В июне 1811 года я уехал в Оренбургскую губернию. Через два месяца получил письмо от Шушерина, который уведомлял меня, что, наконец, давно ожидаемая пенсия и отставка им получены, что он теперь вольный казак, что он уже отправил весь свой багаж и Степана в Москву к Какуеву и сам на днях выезжает туда же вместе с Надеждой Федоровной.

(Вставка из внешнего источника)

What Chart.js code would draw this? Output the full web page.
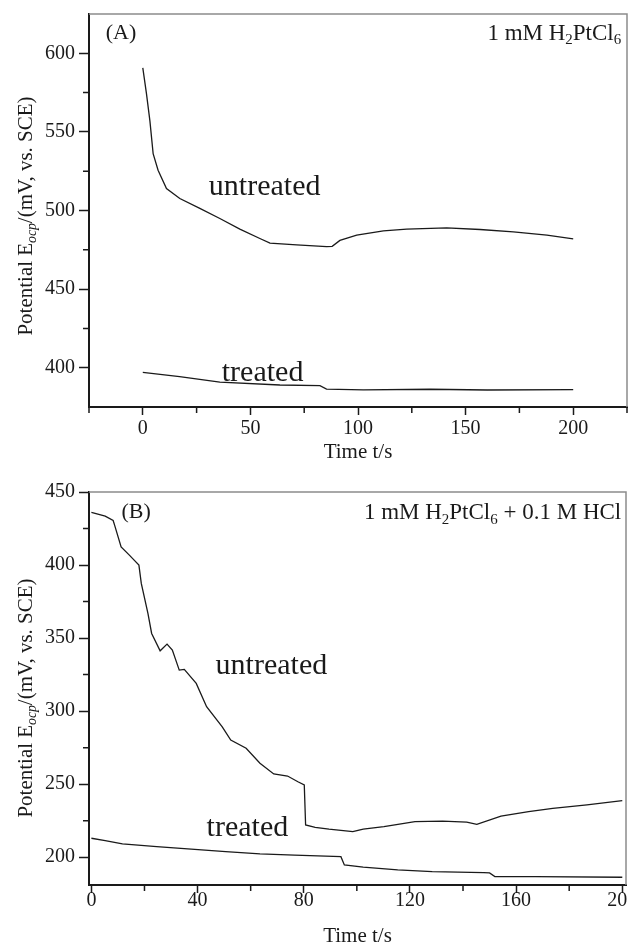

В генваре 1812 года приехал я с своим семейством в Москву. Я немедленно отыскал Какуева и, к удовольствию моему, узнал, что Шушерин здоров и совершенно доволен своим положением, что он живет в переулке, близ церкви Смоленской божией матери, в собственном домике, уже давно для него купленном и даже отделанном, разумеется все тем же его другом Какуевым. Я поспешил к Шушерину. Мы обрадовались друг другу чрезвычайно. Он был счастлив в полном смысле этого слова. Домик был премиленький, отделан с большим вкусом; петербургская мебель, шкафы с книгами и фарфором, картины, часы, все было уставлено так ловко, так уютно, что точно было сделано нарочно по стенам этого дома. Надежда Федоровна помещалась прекрасно и совершенно отдельно. Шушерин был рад своему дому буквально как ребенок, который рад игрушке, у него не бывалой! Он затаскал, замучил меня, показывая свой дом со всеми его надворными строениями и хозяйственными принадлежностями, растолковывая мне и заставляя вникать меня во все малейшие подробности. «Да понимаешь ли ты это счастие: иметь на старости свой угол, свой собственный дом, купленный на деньги, нажитые собственными трудами? да нет, ты этого никогда не поймешь!.. У меня много еще в голове планов, — продолжал он, — которые я буду приводить в исполнение постепенно. Нынешний год сделаю только палисадник и разобью садик; на будущий год непременно сделаю каменную кухню и поставлю ее отдельно, а на следующий год перекрашу прочным образом весь дом и все строения и потом уже стану заниматься одним садом; вид из него чудесный на Москву-реку; я засажу мой сад цветущими кустами, которые через год будут цвести и давать тень»… — так говорил Шушерин, и я верил вполне, что все это точно так исполнится. Никакого зловещего предчувствия, никакой черной мысли не мелькало у меня в голове.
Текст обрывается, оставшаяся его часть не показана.